Upon waking after surgery, I felt far, far better, yet far from good. Tubes were coming out of everywhere, and I had dozens of staples sealing my back and my hip where the surgeons had mined for bone to make the glue that (along with some cadaver bone and rods and hooks) now held my spine together. But I could breath again, mostly. I’d spend a total of 9 days at St. Charles learning to breath, learning to pee, learning to eat lying down, and eventually learning to walk on shaky legs. I began writing a journal in a Winnie the Pooh notebook. A notebook I stumbled across last week. I read it again, in light of my anniversary.

“You would think that hospitals would cater to their bedridden customers more. They may have nice sculptures in the lobby or pretty views for visitors, but their ceilings all look the same: perforated white pressed panels with the occasional sprinkler and the occasional stain. What causes those stains anyway?” Day 8

Upon release, I moved back in with my parents for a month so that they could help me bathe, eat, and use the restroom. For two months, I’d be relegated to wearing a full body clamshell brace with a neck-stabilizing tower. I couldn’t drive. I’d struggle to stop using pain killers.

“Been home a week and lovin’ it. Roommate feels sick and I get to take care of him. It feels good to be self sufficient, even if I do have to be careful lifting milk jugs. I’m off of all the meds and have been going to Cascade Cycling Classic stages to watch and socialize. I actually had time to watch the Tour on TV this year for once in my life. It was great, but I hope I don’t see the whole thing again until Lance and I are both retired.” Day 40

A month before I shattered my back, my insurance premiums went up 14 dollars. As a “pizza delivery professional”, I considered cancelling the policy that I’d begun the year prior due to what I considered wonton profiteering. But I didn’t. And in the next 12 months, my insurance paid out $105,000 in medical expenses.

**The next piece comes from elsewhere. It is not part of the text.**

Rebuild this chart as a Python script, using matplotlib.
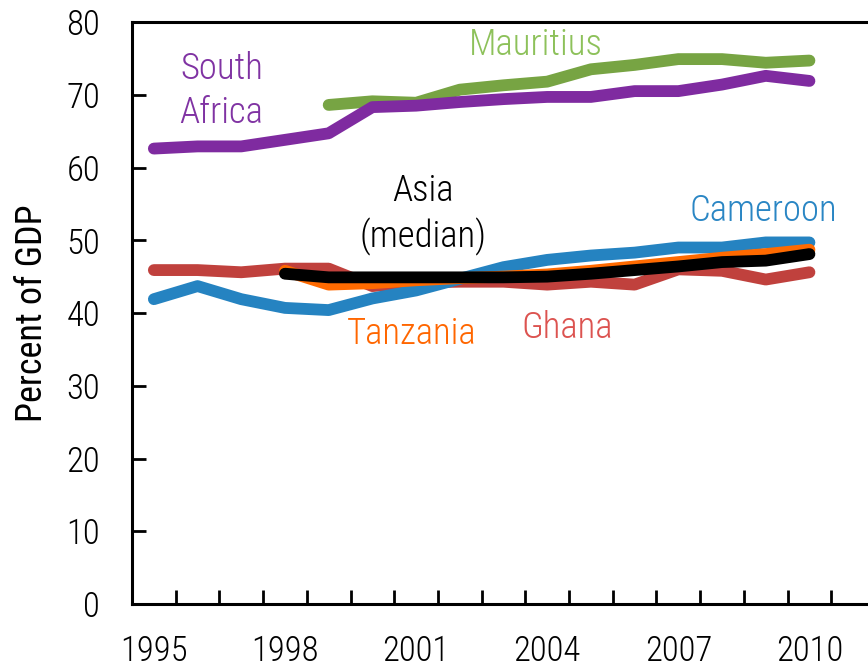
import numpy as np
from matplotlib import pyplot as plt

# data (percent of GDP)
years = list(range(1995, 2011))
south_africa = [62.6, 62.9, 62.9, 63.8, 64.7, 68.3, 68.5, 69.0, 69.4, 69.7, 69.7, 70.5, 70.5, 71.4, 72.6, 71.9]
mauritius = [np.nan] * 4 + [68.6, 69.1, 68.9, 70.7, 71.3, 71.8, 73.5, 74.1, 74.9, 74.9, 74.4, 74.7]
ghana = [45.9, 45.9, 45.6, 46.1, 46.1, 43.7, 44.2, 44.3, 44.3, 43.9, 44.3, 43.9, 46.0, 45.8, 44.6, 45.6]
cameroon = [41.9, 43.7, 41.9, 40.7, 40.4, 42.0, 43.1, 44.7, 46.3, 47.3, 47.9, 48.3, 49.0, 49.0, 49.7, 49.7]
tanzania = [np.nan] * 3 + [45.8, 43.9, 44.1, 44.5, 44.8, 45.0, 45.3, 45.8, 46.4, 47.0, 47.6, 48.1, 48.7]
asia_median = [np.nan] * 3 + [45.4, 44.9, 44.9, 44.9, 44.9, 44.9, 45.0, 45.4, 45.9, 46.4, 47.0, 47.2, 48.1]
year_labels = [1995, 1998, 2001, 2004, 2007, 2010]

plt.rcParams['font.family'] = ['Roboto Condensed', 'DejaVu Sans']
plt.rcParams['font.weight'] = 300

fig = plt.figure(figsize=(8.68, 6.70), dpi=100)
ax = fig.add_axes([132 / 868, 66 / 670, 743 / 868, 582 / 670])

lw = 8.5
ax.plot(years, mauritius, color="#77A443", lw=lw, solid_capstyle="round", zorder=2)
ax.plot(years, south_africa, color="#7F2BA0", lw=lw, solid_capstyle="round", zorder=3)
ax.plot(years, ghana, color="#C0413D", lw=lw, solid_capstyle="round", zorder=3)
ax.plot(years, cameroon, color="#2583C1", lw=lw, solid_capstyle="round", zorder=4)
ax.plot(years, tanzania, color="#FF6A00", lw=lw, solid_capstyle="round", zorder=5)
ax.plot(years, asia_median, color="black", lw=lw, solid_capstyle="round", zorder=6)

# labels next to the lines
fs = 26.5
ax.text(1996.55, 70.5, "South\nAfrica", color="#8033A3", fontsize=fs, ha="center", va="center", linespacing=1.3)
ax.text(2003.75, 76.9, "Mauritius", color="#8DC15A", fontsize=fs, ha="center", va="center")
ax.text(2001.15, 53.6, "Asia\n(median)", color="black", fontsize=fs, ha="center", va="center", linespacing=1.3)
ax.text(2008.95, 54.0, "Cameroon", color="#2A86C4", fontsize=fs, ha="center", va="center")
ax.text(2000.9, 37.1, "Tanzania", color="#FF6600", fontsize=fs, ha="center", va="center")
ax.text(2004.45, 38.0, "Ghana", color="#DC5350", fontsize=fs, ha="center", va="center")

ax.set_xlim(1994.5, 2011.5)
ax.set_ylim(0, 80)

# category axis: marks between years, labels on the years
ax.set_xticks([y + 0.5 for y in years])
ax.set_xticklabels([])
ax.set_xticks(year_labels, minor=True)
ax.set_xticklabels([str(y) for y in year_labels], minor=True)
ax.tick_params(axis="x", which="major", direction="in", length=10, width=2)
ax.tick_params(axis="x", which="minor", length=0, pad=22, labelsize=25)

ax.set_yticks(range(0, 81, 10))
ax.tick_params(axis="y", direction="in", length=10, width=2, pad=23, labelsize=25)

ax.set_ylabel("Percent of GDP", fontsize=26, labelpad=12)

for side in ["left", "bottom", "top", "right"]:
    ax.spines[side].set_linewidth(2.2)

plt.savefig("out.png", dpi=100)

My doctor gave me a high probability of living a normal life once healed. But he said my days of bike racing were over. With this, he offered a gift: an ornately framed magazine article about a competitive diver who’d broken her back and had returned to a normal life, free of diving. I suppose it was intended to be inspirational. He had an awkward bedside manner.

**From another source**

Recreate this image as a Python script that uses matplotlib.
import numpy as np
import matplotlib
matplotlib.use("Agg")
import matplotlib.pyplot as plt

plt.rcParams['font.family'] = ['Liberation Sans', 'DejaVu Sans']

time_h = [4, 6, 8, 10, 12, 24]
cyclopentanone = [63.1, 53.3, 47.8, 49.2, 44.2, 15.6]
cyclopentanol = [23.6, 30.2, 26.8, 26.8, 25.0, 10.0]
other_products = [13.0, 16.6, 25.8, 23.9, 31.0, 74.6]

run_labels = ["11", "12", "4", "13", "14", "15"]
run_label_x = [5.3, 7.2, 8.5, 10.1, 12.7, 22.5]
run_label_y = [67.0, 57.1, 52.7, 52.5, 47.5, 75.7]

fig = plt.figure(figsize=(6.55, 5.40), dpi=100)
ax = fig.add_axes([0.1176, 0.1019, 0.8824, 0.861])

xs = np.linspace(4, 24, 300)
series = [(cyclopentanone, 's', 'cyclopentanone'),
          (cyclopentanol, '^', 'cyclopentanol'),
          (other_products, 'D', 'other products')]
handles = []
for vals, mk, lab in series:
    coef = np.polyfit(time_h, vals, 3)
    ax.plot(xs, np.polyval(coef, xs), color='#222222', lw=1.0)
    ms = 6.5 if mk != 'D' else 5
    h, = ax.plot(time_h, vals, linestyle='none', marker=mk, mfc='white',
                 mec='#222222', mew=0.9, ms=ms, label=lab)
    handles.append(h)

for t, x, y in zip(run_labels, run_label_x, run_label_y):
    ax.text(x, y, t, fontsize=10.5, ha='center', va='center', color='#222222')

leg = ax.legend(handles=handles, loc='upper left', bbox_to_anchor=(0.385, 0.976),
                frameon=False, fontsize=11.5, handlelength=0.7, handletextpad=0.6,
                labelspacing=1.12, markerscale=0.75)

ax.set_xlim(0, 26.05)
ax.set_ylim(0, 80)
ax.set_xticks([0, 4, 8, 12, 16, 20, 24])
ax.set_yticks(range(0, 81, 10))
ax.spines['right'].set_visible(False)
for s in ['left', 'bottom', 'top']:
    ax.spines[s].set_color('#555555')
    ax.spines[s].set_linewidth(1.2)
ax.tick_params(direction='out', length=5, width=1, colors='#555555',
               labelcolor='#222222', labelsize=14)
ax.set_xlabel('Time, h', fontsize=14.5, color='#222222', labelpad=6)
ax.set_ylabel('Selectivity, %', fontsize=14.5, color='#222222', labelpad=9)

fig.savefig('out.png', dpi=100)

A year later, I was racing, albeit the worst I ever had, at the Big Bear NORBA National. I remember pulling into the feed zone and telling my girlfriend that I was quitting—done. She ruthlessly shamed me into continuing though. I struggled on to finish 98th that day.

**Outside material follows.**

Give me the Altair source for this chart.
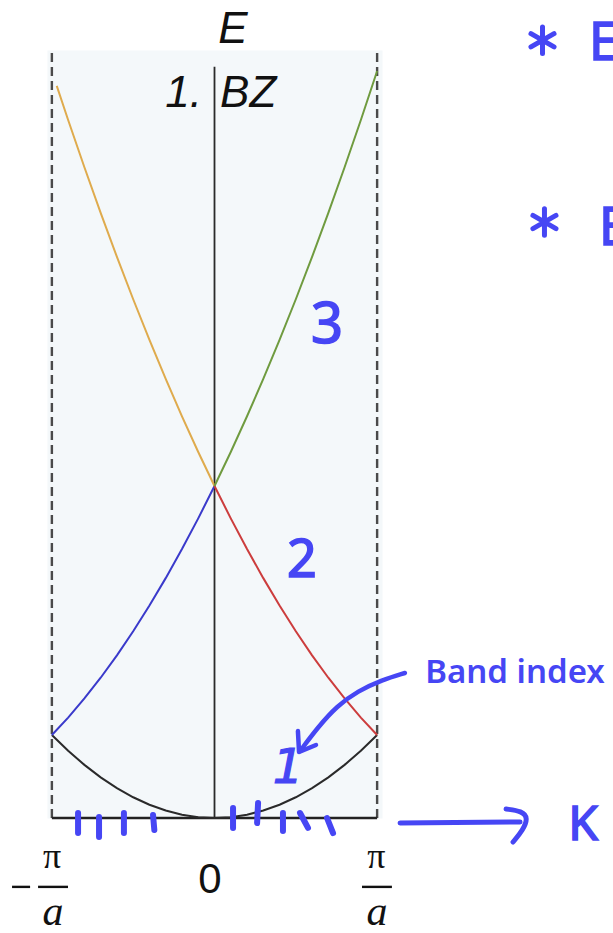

I struggled a lot for a long time. It took a couple of years to get back to where I had left off. It’s not that I had a “never say die” attitude. I just kept at it. Making little gains, moving forward, inching my way up, the same way I’d begun years ago as a kid racing a BMX bike at mountain bike races. Eventually I was riding pretty well. I made the US Worlds Team. And I signed my first contract with Giant Bicycles some 30 months after the accident. I’ve been there ever since. Thirteen years after my crash I have a back that feels crappy if I take care of it and crappier if I don’t—about right for anyone who’s been racing bikes since 1984. And for that, I’m grateful.

Since then, I’ve had two friends break backs while riding bikes. One friend’s wasn’t nearly as bad as mine. But the indefatigable Tara Llanes’ break was much worse. Catastrophic injury doesn’t happen often, but it’s a risk we all take to some degree. It’s a risk I think of when I have a close call. Or when I see others taking chances. But most of the time I don’t think about it. Because I know that riding bikes is worth some risk. And much like the lottery, you’re guaranteed not to win if you don’t play.

I’ve known a few people who have lost something to a bike, but I know legions who have gained so much more. People like me who have built their lives around bicycles and the people that live to ride them. On this 13th day of June, exactly 13 years after my number came up, I’m still certain that the odds of a television slowly killing me are far greater than those of a bicycle doing it quickly. And those are odds I can roll with.